### Listed entries

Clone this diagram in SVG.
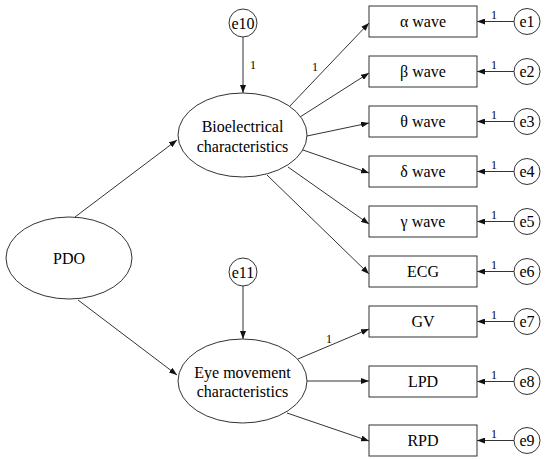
<svg xmlns="http://www.w3.org/2000/svg" width="550" height="459" viewBox="0 0 550 459">
<defs>
<style>
.s{fill:#fff;stroke:#333;stroke-width:1}
.t{font-size:16px;fill:#000;text-anchor:middle}
.n{font-size:12px;fill:#000;text-anchor:middle}
.c{stroke:#333;stroke-width:1;fill:none;marker-end:url(#ah)}
</style>
<marker id="ah" markerWidth="8" markerHeight="6" refX="8" refY="3" orient="auto" markerUnits="userSpaceOnUse">
<path d="M0,0 L8,3 L0,6 Z" fill="#111"/>
</marker>
</defs>
<rect width="550" height="459" fill="#fff"/>
<g font-family="Liberation Serif, Times New Roman, DejaVu Serif, serif">
<g id="connectors">
<line class="c" x1="75" y1="217" x2="177" y2="140"/>
<line class="c" x1="78" y1="300" x2="177" y2="375"/>
<line class="c" x1="243" y1="37" x2="243" y2="93"/>
<line class="c" x1="243" y1="286" x2="243" y2="339"/>
<line class="c" x1="289" y1="107" x2="369" y2="23"/>
<line class="c" x1="300" y1="117" x2="369" y2="73"/>
<line class="c" x1="307" y1="136" x2="369" y2="123"/>
<line class="c" x1="303" y1="150" x2="369" y2="173"/>
<line class="c" x1="288" y1="167" x2="369" y2="224"/>
<line class="c" x1="267" y1="175" x2="369" y2="274"/>
<line class="c" x1="298" y1="359" x2="369" y2="329"/>
<line class="c" x1="307" y1="381" x2="369" y2="381"/>
<line class="c" x1="287" y1="413" x2="369" y2="441"/>
<line class="c" x1="514" y1="21.5" x2="477" y2="21.5"/>
<line class="c" x1="514" y1="71.5" x2="477" y2="71.5"/>
<line class="c" x1="514" y1="121.5" x2="477" y2="121.5"/>
<line class="c" x1="514" y1="171.5" x2="477" y2="171.5"/>
<line class="c" x1="514" y1="221.5" x2="477" y2="221.5"/>
<line class="c" x1="514" y1="271.5" x2="477" y2="271.5"/>
<line class="c" x1="514" y1="321.5" x2="477" y2="321.5"/>
<line class="c" x1="514" y1="381.5" x2="477" y2="381.5"/>
<line class="c" x1="514" y1="440.5" x2="477" y2="440.5"/>
<text class="n" x="253" y="69">1</text>
<text class="n" x="315" y="71">1</text>
<text class="n" x="329" y="343">1</text>
<text class="n" x="494" y="19">1</text>
<text class="n" x="494" y="69">1</text>
<text class="n" x="494" y="119">1</text>
<text class="n" x="494" y="169">1</text>
<text class="n" x="494" y="219">1</text>
<text class="n" x="494" y="269">1</text>
<text class="n" x="494" y="319">1</text>
<text class="n" x="494" y="379">1</text>
<text class="n" x="494" y="438">1</text>
</g>
<g id="PDO"><ellipse class="s" cx="69" cy="258" rx="63" ry="41"/><text class="t" x="69" y="264">PDO</text></g>
<g id="bio"><ellipse class="s" cx="242.5" cy="135" rx="64.5" ry="42"/><text class="t" x="242.5" y="132">Bioelectrical</text><text class="t" x="242.5" y="152">characteristics</text></g>
<g id="eye"><ellipse class="s" cx="242.5" cy="381" rx="64.5" ry="42"/><text class="t" x="242.5" y="378">Eye movement</text><text class="t" x="242.5" y="397">characteristics</text></g>
<g id="e10"><circle class="s" cx="243" cy="23" r="14"/><text class="t" x="243" y="29">e10</text></g>
<g id="e11"><circle class="s" cx="243" cy="272" r="14"/><text class="t" x="243" y="278">e11</text></g>
<g id="alpha"><rect class="s" x="369" y="6" width="108" height="31"/><text class="t" x="423" y="27">α wave</text></g>
<g id="beta"><rect class="s" x="369" y="56" width="108" height="31"/><text class="t" x="423" y="77">β wave</text></g>
<g id="theta"><rect class="s" x="369" y="106" width="108" height="31"/><text class="t" x="423" y="127">θ wave</text></g>
<g id="delta"><rect class="s" x="369" y="156" width="108" height="31"/><text class="t" x="423" y="177">δ wave</text></g>
<g id="gamma"><rect class="s" x="369" y="206" width="108" height="31"/><text class="t" x="423" y="227">γ wave</text></g>
<g id="ECG"><rect class="s" x="369" y="256" width="108" height="31"/><text class="t" x="423" y="277">ECG</text></g>
<g id="GV"><rect class="s" x="369" y="306" width="108" height="31"/><text class="t" x="423" y="327">GV</text></g>
<g id="LPD"><rect class="s" x="369" y="366" width="108" height="31"/><text class="t" x="423" y="387">LPD</text></g>
<g id="RPD"><rect class="s" x="369" y="425" width="108" height="31"/><text class="t" x="423" y="446">RPD</text></g>
<g id="e1"><circle class="s" cx="527" cy="21.5" r="13"/><text class="t" x="527" y="27">e1</text></g>
<g id="e2"><circle class="s" cx="527" cy="71.5" r="13"/><text class="t" x="527" y="77">e2</text></g>
<g id="e3"><circle class="s" cx="527" cy="121.5" r="13"/><text class="t" x="527" y="127">e3</text></g>
<g id="e4"><circle class="s" cx="527" cy="171.5" r="13"/><text class="t" x="527" y="177">e4</text></g>
<g id="e5"><circle class="s" cx="527" cy="221.5" r="13"/><text class="t" x="527" y="227">e5</text></g>
<g id="e6"><circle class="s" cx="527" cy="271.5" r="13"/><text class="t" x="527" y="277">e6</text></g>
<g id="e7"><circle class="s" cx="527" cy="321.5" r="13"/><text class="t" x="527" y="327">e7</text></g>
<g id="e8"><circle class="s" cx="527" cy="381.5" r="13"/><text class="t" x="527" y="387">e8</text></g>
<g id="e9"><circle class="s" cx="527" cy="440.5" r="13"/><text class="t" x="527" y="446">e9</text></g>
</g>
</svg>
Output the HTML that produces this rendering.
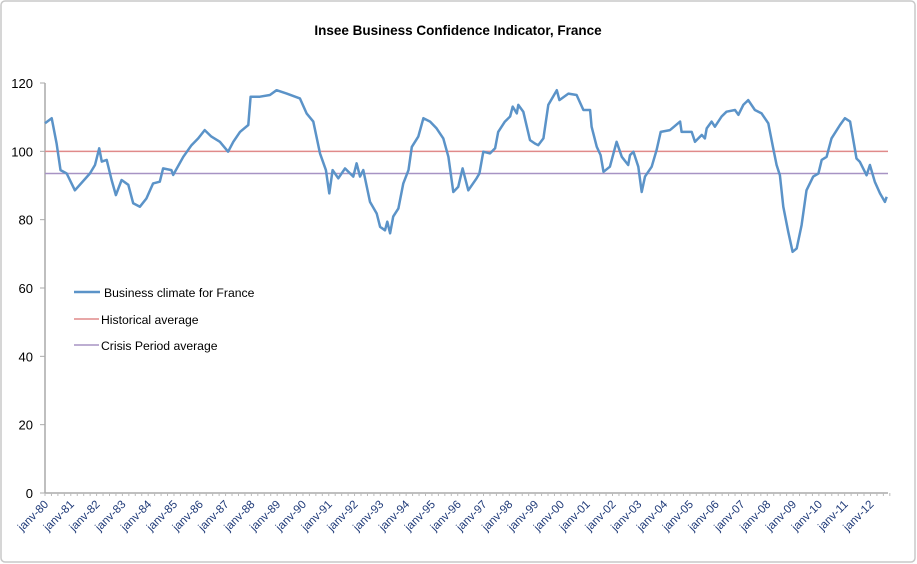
<!DOCTYPE html>
<html><head><meta charset="utf-8"><style>
body{margin:0;background:#fff;font-family:"Liberation Sans",sans-serif}
svg{display:block}
</style></head><body>
<svg id="chart" width="917" height="564">
<rect x="1" y="1" width="914" height="561" rx="4" fill="#fff" stroke="#c8c8c8" stroke-width="1.5"/>
<text x="458" y="35" text-anchor="middle" font-size="13.5" font-weight="bold" fill="#000">Insee Business Confidence Indicator, France</text>
<g id="yaxis"></g><g id="xaxis"></g><g id="series"></g>
<g>
<g><line x1="74" y1="292" x2="100" y2="292" stroke="#5b93c8" stroke-width="2.5"/><text x="104" y="297" font-size="12.2">Business climate for France</text></g>
<g><line x1="74" y1="319" x2="99" y2="319" stroke="#e08a8a" stroke-width="1.5"/><text x="101" y="324" font-size="12.2">Historical average</text></g>
<g><line x1="74" y1="345" x2="99" y2="345" stroke="#a793c4" stroke-width="1.5"/><text x="101" y="350" font-size="12.2">Crisis Period average</text></g>
</g>
</svg>
<script>
const dates=[1980.0,1980.26,1980.45,1980.6,1980.84,1981.16,1981.74,1981.94,1982.1,1982.2,1982.39,1982.58,1982.75,1982.97,1983.23,1983.42,1983.68,1983.93,1984.19,1984.45,1984.58,1984.9,1984.97,1985.36,1985.68,1985.94,1986.19,1986.45,1986.78,1987.1,1987.3,1987.56,1987.88,1987.97,1988.33,1988.72,1988.98,1989.37,1989.88,1990.14,1990.4,1990.66,1990.89,1991.02,1991.15,1991.37,1991.63,1991.95,1992.08,1992.21,1992.34,1992.6,1992.86,1992.99,1993.18,1993.27,1993.38,1993.5,1993.7,1993.89,1994.09,1994.22,1994.47,1994.67,1994.93,1995.18,1995.44,1995.64,1995.83,1996.02,1996.19,1996.41,1996.73,1996.84,1996.99,1997.25,1997.45,1997.57,1997.83,1998.03,1998.13,1998.29,1998.35,1998.54,1998.8,1998.99,1999.12,1999.32,1999.51,1999.84,1999.94,2000.29,2000.61,2000.87,2001.13,2001.19,2001.39,2001.54,2001.65,2001.9,2002.16,2002.36,2002.61,2002.68,2002.81,2003.0,2003.13,2003.26,2003.52,2003.71,2003.87,2004.23,2004.62,2004.68,2005.07,2005.2,2005.46,2005.58,2005.65,2005.84,2005.97,2006.23,2006.42,2006.75,2006.88,2007.07,2007.26,2007.52,2007.78,2008.04,2008.23,2008.36,2008.49,2008.62,2008.81,2008.98,2009.14,2009.33,2009.52,2009.78,2009.98,2010.11,2010.3,2010.49,2010.82,2011.01,2011.21,2011.46,2011.59,2011.85,2011.98,2012.17,2012.37,2012.56,2012.63];
const values=[108.2,109.7,102.3,94.5,93.5,88.6,93.5,96,100.9,97,97.5,91.6,87.2,91.6,90.2,84.8,83.8,86.2,90.6,91.1,95,94.5,93.1,98.4,101.8,103.8,106.2,104.3,102.8,99.9,102.8,105.7,107.7,116,116,116.5,117.9,116.9,115.5,111.1,108.7,99.4,94.5,87.7,94.5,92.1,95,92.6,96.5,92.6,94.5,85.2,81.8,77.9,76.9,79.4,76,80.9,83.3,90.6,94.5,101.3,104.3,109.7,108.7,106.7,103.8,98.4,88.1,89.6,95,88.6,92.1,93.5,99.9,99.4,100.9,105.7,108.7,110.2,113.1,111.1,113.6,111.6,103.3,102.3,101.8,103.8,113.6,117.9,115,116.9,116.5,112.1,112.1,107.2,101.3,98.9,94,95.5,102.8,98.4,96,98.9,99.9,95.5,88.1,92.6,95.5,100.4,105.7,106.2,108.7,105.7,105.7,102.8,104.8,103.8,106.7,108.7,107.2,110.2,111.6,112.1,110.7,113.6,115,112.1,111.1,108.2,100.9,96,93,83.8,76.5,70.6,71.6,78.4,88.6,92.6,93.5,97.5,98.4,103.8,107.7,109.7,108.7,97.9,96.9,93,96,91.1,87.7,85.2,86.7];
const historicalAvg=[100];
const crisisAvg=[93.5];
const yTicks=[0,20,40,60,80,100,120];
const xYears=[1980,1981,1982,1983,1984,1985,1986,1987,1988,1989,1990,1991,1992,1993,1994,1995,1996,1997,1998,1999,2000,2001,2002,2003,2004,2005,2006,2007,2008,2009,2010,2011,2012];

const NS="http://www.w3.org/2000/svg";
const X0=45,X1=888,Y0=493,Y1=83,D0=1980,D1=2012.68;
const xs=d=>X0+(d-D0)/(D1-D0)*(X1-X0);
const ys=v=>Y0-v/120*(Y0-Y1);
function mk(t,a,p){const e=document.createElementNS(NS,t);for(const k in a)e.setAttribute(k,a[k]);p.appendChild(e);return e;}
const yg=document.getElementById('yaxis'),xg=document.getElementById('xaxis'),sg=document.getElementById('series');
const yl=mk('line',{x1:X0,y1:Y0,x2:X0,y2:Y1,stroke:'#aaa','stroke-width':1.5},yg);


yTicks.forEach(v=>{
  const t=mk('line',{x1:X0-5,x2:X0,y1:ys(v),y2:ys(v),stroke:'#aaa'},yg);
  
  
  const l=mk('text',{x:X0-12,y:ys(v)+5,'text-anchor':'end','font-size':13},yg);
  l.textContent=v;
  
  
});
const xl=mk('line',{x1:X0,y1:Y0,x2:X1,y2:Y0,stroke:'#aaa','stroke-width':1.5},xg);


for(let m=0;m<=393;m+=3){const x=xs(D0+m/12);const t=mk('line',{x1:x,x2:x,y1:Y0,y2:Y0+3,stroke:'#bbb'},xg);

}
xYears.forEach(yr=>{
  const x=xs(yr)+4,y=Y0+12;
  const l=mk('text',{x:x,y:y,'text-anchor':'end','font-size':11.5,fill:'#1f3a78',transform:`rotate(-45 ${x} ${y})`},xg);
  l.textContent='janv-'+String(yr%100).padStart(2,'0');
  
  
});
const h=mk('line',{x1:X0,x2:X1,y1:ys(historicalAvg[0]),y2:ys(historicalAvg[0]),stroke:'#e08a8a','stroke-width':1.5},sg);


const c=mk('line',{x1:X0,x2:X1,y1:ys(crisisAvg[0]),y2:ys(crisisAvg[0]),stroke:'#a793c4','stroke-width':1.5},sg);


const p=mk('polyline',{points:dates.map((d,i)=>xs(d).toFixed(1)+','+ys(values[i]).toFixed(1)).join(' '),fill:'none',stroke:'#5b93c8','stroke-width':2.5,'stroke-linejoin':'round'},sg);


</script>
</body></html>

######

Exercise brief >> Copy out all lines that carry the word "this".

Worked solution >>
Clone this diagram in SVG.
Output the HTML that produces this rendering.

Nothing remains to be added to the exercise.